ガラス張りで、お日様の光がはいる店内。あたたかいスープもサラダも野菜たっぷりで、ちょっと早起きした甲斐があったなと毎回思わされます。
・名称:樂園CAFE
・住所:〒900-8503 沖縄県那覇市久茂地1丁目1−1 デパートリウボウ 2F
・地図:
・アクセス:ゆいレール「県庁前駅」から徒歩5分
・営業時間:8:00~20:00
・定休日:なし
・電話番号:098-867-1171(デパートリウボウ代表)
・公式サイトURL:https://www.resort-dept.okinawa/cafe/
留学先での朝、ホストファミリー手作りの朝ごはん
大学3年で米・オレゴンに留学したとき、最初の2週間はホストファミリーの家で過ごしていました。到着してすぐ、時差とこれからの不安と期待とでよく眠れていなかった3、4日目のころ。初めてよく眠れた日の朝でした。
リビングにいくと、ホストファミリーは出かけていて、私の朝ごはんを用意してくれていました。パンと目玉焼き、ベーコンのシンプルな朝ごはん。
ひと口食べた時、そのおいしさに心がホッとしたのを今でも鮮明に覚えています。「きっと、大丈夫。ここでゆっくりやっていこう」と、小さな不安が消えてアメリカでの暮らしを前向きに思えた瞬間でした。
今でもこの朝のことは、ひとつの転機になっています。
誰かが手をかけてくれた食事は、心をほぐして、勇気づける力がある。食材のよさや空間のよさを飛び越えて、”思いのあるひと口”は何よりも人生の糧になる。そんな考えが芽生えたときでした。
モーニングだけでも、旅をした気分に
コロナで旅に出られないこの期間、私の息抜きはモーニングでした。とくによかったのが、渋谷のMIYASHITA PARKにある「VALLY PARK STAND」。
渋谷なので出勤前の平日にいくのもおすすめ。朝8時からオープンしていて、PC作業ができる席もあります。
季節のパニーニや焼き菓子が並ぶショーウィンドウから1つ選んで、コーヒーと一緒にいただきます。数時間でもいつもと違う場所で過ごすことで、悩んでいたことが少し前に進んだり、ちょっといい決断ができたり、ふうと深呼吸できると思っています。
・名称:VALLY PARK STAND
・住所:〒150-0001 東京都渋谷区神宮前6丁目20−10 MIYASHITA PARK North sequence MIYASHITA PARK 4F
・地図:
・アクセス:JR渋谷駅から徒歩5分
・営業時間:8:00-21:00(L.O20:00) 金/土 8:00-22:00(L.O21:00) ※最新の営業時間はHPをご確認ください
・定休日:施設に準ずる
・電話番号:03-6712-5442
・公式サイトURL:https://www.sequencehotels.com/miyashita-park/restaurant/cafe/
車で海まで飛ばして。波打ち際で食べるドーナッツ
夏は早朝からサーフィンに出かけていました。
海に入る前に、波を見ながら朝ごはんを食べるのがいつものルーティン。朝4時には家を出るので、海の近くのカフェでテイクアウトしたり、前日におにぎりを握って置いたり、気分で朝ごはんを用意していました。

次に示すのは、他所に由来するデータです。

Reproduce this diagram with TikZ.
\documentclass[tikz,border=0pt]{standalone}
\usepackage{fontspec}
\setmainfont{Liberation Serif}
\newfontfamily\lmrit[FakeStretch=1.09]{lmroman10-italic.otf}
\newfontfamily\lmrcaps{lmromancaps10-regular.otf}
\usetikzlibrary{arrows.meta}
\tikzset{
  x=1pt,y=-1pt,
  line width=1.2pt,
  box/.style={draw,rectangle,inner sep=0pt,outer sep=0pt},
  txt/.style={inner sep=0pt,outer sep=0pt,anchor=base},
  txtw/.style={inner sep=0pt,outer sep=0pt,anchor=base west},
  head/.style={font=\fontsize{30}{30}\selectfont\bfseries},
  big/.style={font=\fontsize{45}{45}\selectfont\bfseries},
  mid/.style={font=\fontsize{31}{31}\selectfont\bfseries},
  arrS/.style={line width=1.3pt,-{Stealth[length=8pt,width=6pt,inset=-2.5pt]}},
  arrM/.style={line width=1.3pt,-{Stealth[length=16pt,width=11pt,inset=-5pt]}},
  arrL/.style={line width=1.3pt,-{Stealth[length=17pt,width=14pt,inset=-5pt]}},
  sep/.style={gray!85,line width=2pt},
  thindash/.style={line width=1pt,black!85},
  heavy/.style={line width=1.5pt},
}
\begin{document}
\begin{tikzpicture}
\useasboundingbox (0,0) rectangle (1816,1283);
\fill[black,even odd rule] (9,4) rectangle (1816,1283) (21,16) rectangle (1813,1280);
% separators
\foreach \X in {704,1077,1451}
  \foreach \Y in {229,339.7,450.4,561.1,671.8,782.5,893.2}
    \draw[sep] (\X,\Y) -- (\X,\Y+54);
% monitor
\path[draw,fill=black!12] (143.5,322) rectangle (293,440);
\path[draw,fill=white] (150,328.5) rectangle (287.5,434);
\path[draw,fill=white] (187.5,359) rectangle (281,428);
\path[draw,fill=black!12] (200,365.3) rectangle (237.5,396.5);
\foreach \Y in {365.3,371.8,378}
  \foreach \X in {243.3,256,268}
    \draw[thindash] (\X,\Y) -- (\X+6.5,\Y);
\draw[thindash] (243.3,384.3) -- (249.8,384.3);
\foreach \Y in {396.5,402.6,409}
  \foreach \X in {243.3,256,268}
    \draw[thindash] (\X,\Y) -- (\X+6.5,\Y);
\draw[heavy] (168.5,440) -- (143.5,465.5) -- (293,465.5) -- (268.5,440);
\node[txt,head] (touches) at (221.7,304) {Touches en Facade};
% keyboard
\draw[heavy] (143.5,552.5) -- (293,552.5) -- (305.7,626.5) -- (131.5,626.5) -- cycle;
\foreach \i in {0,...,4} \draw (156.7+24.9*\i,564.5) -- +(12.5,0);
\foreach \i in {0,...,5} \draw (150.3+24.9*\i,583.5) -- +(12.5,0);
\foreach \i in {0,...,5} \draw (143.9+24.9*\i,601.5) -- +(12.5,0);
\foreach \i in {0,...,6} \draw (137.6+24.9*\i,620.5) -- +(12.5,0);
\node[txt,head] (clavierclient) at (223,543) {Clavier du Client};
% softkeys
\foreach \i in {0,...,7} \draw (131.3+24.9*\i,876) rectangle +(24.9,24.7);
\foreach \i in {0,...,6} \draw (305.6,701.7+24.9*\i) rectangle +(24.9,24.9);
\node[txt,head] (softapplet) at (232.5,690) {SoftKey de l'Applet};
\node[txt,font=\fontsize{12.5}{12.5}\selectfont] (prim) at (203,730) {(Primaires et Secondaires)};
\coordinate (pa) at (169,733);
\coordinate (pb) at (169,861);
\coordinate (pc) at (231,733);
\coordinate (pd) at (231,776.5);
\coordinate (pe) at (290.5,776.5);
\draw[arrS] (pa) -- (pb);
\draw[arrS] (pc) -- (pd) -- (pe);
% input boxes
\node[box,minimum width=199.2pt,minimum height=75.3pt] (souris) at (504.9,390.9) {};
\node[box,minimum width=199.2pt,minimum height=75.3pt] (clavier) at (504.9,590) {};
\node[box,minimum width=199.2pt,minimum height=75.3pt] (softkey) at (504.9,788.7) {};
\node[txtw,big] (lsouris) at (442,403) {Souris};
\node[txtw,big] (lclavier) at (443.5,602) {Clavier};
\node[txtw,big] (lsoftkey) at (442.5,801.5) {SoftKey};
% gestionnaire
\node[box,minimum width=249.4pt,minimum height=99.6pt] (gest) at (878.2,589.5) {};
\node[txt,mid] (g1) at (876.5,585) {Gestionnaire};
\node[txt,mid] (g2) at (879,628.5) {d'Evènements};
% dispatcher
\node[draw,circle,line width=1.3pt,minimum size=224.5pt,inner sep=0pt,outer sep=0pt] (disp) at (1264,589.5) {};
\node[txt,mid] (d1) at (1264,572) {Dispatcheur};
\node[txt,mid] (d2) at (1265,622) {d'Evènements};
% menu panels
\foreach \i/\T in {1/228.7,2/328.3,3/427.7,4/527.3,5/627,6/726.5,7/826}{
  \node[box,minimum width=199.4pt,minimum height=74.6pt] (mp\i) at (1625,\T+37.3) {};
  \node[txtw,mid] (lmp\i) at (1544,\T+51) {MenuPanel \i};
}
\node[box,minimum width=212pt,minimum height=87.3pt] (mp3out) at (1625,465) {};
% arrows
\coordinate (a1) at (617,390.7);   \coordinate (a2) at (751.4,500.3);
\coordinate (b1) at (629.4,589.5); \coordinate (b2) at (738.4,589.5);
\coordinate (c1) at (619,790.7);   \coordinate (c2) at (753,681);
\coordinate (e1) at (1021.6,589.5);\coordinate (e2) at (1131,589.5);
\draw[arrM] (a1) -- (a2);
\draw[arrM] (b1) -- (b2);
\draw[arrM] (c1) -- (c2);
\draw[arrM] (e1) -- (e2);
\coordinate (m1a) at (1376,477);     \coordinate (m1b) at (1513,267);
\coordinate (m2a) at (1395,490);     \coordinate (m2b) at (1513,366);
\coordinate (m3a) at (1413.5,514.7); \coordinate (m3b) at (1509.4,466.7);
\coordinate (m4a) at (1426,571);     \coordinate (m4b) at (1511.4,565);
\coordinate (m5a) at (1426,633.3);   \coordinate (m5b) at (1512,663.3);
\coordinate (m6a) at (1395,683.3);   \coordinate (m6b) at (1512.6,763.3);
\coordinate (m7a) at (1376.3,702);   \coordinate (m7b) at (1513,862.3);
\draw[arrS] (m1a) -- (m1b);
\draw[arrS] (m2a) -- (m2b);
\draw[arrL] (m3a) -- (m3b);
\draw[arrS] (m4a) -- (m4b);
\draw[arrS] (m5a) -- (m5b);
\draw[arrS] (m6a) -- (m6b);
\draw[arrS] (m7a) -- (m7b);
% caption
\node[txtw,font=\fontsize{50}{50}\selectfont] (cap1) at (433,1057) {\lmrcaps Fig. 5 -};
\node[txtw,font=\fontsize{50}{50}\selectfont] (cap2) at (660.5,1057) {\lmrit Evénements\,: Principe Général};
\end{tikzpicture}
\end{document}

朝、仕事にいくまでのたった数時間。海に入って自然のリズムに身を任せると、小さな悩み事や日々のあれこれがスッと消えて、「きっと大丈夫」と思えるのです。サーフィンの板に寝そべってパドルアウトする瞬間は、旅に出るその瞬間と似ているのかもしれません。

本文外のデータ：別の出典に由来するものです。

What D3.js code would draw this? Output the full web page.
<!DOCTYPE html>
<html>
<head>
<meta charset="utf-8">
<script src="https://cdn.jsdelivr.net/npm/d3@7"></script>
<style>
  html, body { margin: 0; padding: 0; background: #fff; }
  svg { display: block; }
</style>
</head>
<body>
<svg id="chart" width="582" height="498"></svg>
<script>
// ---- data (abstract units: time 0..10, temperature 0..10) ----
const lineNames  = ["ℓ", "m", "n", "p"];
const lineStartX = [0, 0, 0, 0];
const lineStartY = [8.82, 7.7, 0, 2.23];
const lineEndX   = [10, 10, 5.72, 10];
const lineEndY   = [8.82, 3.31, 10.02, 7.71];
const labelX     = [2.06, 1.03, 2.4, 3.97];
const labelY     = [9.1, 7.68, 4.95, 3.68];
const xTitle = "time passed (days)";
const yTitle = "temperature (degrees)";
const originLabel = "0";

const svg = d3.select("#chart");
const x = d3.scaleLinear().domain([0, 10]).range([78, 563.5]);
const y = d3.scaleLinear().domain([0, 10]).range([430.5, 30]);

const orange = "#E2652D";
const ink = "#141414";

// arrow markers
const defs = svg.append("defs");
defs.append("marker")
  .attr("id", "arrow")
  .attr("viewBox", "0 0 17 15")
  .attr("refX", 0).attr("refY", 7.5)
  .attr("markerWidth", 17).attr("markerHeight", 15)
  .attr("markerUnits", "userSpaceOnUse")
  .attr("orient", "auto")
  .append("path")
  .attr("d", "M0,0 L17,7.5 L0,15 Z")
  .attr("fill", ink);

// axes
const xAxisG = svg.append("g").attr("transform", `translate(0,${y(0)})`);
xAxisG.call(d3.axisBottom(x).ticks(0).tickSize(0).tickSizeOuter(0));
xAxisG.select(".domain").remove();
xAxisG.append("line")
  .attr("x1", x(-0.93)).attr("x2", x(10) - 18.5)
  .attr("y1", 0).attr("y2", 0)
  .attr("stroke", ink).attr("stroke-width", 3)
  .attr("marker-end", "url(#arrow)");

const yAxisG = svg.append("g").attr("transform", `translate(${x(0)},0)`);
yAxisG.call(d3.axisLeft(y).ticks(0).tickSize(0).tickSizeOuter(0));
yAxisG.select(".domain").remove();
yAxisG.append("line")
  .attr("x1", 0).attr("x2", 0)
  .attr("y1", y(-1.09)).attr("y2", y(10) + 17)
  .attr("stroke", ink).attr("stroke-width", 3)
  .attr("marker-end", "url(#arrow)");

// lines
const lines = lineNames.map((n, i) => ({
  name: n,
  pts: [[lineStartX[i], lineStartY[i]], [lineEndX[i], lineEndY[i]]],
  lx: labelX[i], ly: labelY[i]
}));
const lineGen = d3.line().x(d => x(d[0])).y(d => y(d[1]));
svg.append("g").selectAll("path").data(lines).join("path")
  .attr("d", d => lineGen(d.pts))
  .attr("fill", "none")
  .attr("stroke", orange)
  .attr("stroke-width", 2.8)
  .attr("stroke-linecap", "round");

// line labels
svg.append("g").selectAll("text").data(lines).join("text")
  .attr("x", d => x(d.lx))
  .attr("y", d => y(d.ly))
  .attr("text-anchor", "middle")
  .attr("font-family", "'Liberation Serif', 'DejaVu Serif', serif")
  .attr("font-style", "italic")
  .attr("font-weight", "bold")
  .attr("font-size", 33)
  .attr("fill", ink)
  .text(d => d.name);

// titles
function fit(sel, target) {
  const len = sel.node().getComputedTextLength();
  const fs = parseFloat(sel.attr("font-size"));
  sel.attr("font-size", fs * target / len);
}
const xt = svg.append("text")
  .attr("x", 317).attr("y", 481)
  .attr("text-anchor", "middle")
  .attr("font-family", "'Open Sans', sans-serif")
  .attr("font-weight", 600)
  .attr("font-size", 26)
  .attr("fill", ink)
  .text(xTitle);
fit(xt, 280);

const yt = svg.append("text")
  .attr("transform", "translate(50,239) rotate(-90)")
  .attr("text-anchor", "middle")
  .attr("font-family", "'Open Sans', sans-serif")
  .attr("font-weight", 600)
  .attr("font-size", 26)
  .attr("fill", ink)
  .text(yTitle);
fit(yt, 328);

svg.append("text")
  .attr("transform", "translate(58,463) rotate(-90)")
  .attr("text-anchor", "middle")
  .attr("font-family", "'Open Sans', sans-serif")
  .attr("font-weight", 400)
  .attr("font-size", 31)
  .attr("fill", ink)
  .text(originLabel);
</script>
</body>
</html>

実際に海に入らなくても、朝の時間を利用して波を見に出かけるのも、きっといい息抜きになりますよ。
旅するよろこびを、ぎゅっと抱きしめる瞬間
私はとにかく朝が好きです。
「どんな1日になるだろう」とわくわくしながら起きて、楽しみにしていた朝ごはんを食べる。旅先ならなおさら、いつもと違う空気にエネルギーが湧いてきます。
きっと人それぞれ、旅するよろこびを感じる瞬間は違うと思います。
これからまた、自由に旅をすることができるようになったら、どんな風に旅先での朝を過ごしますか?ぜひ想像してみてくださいね。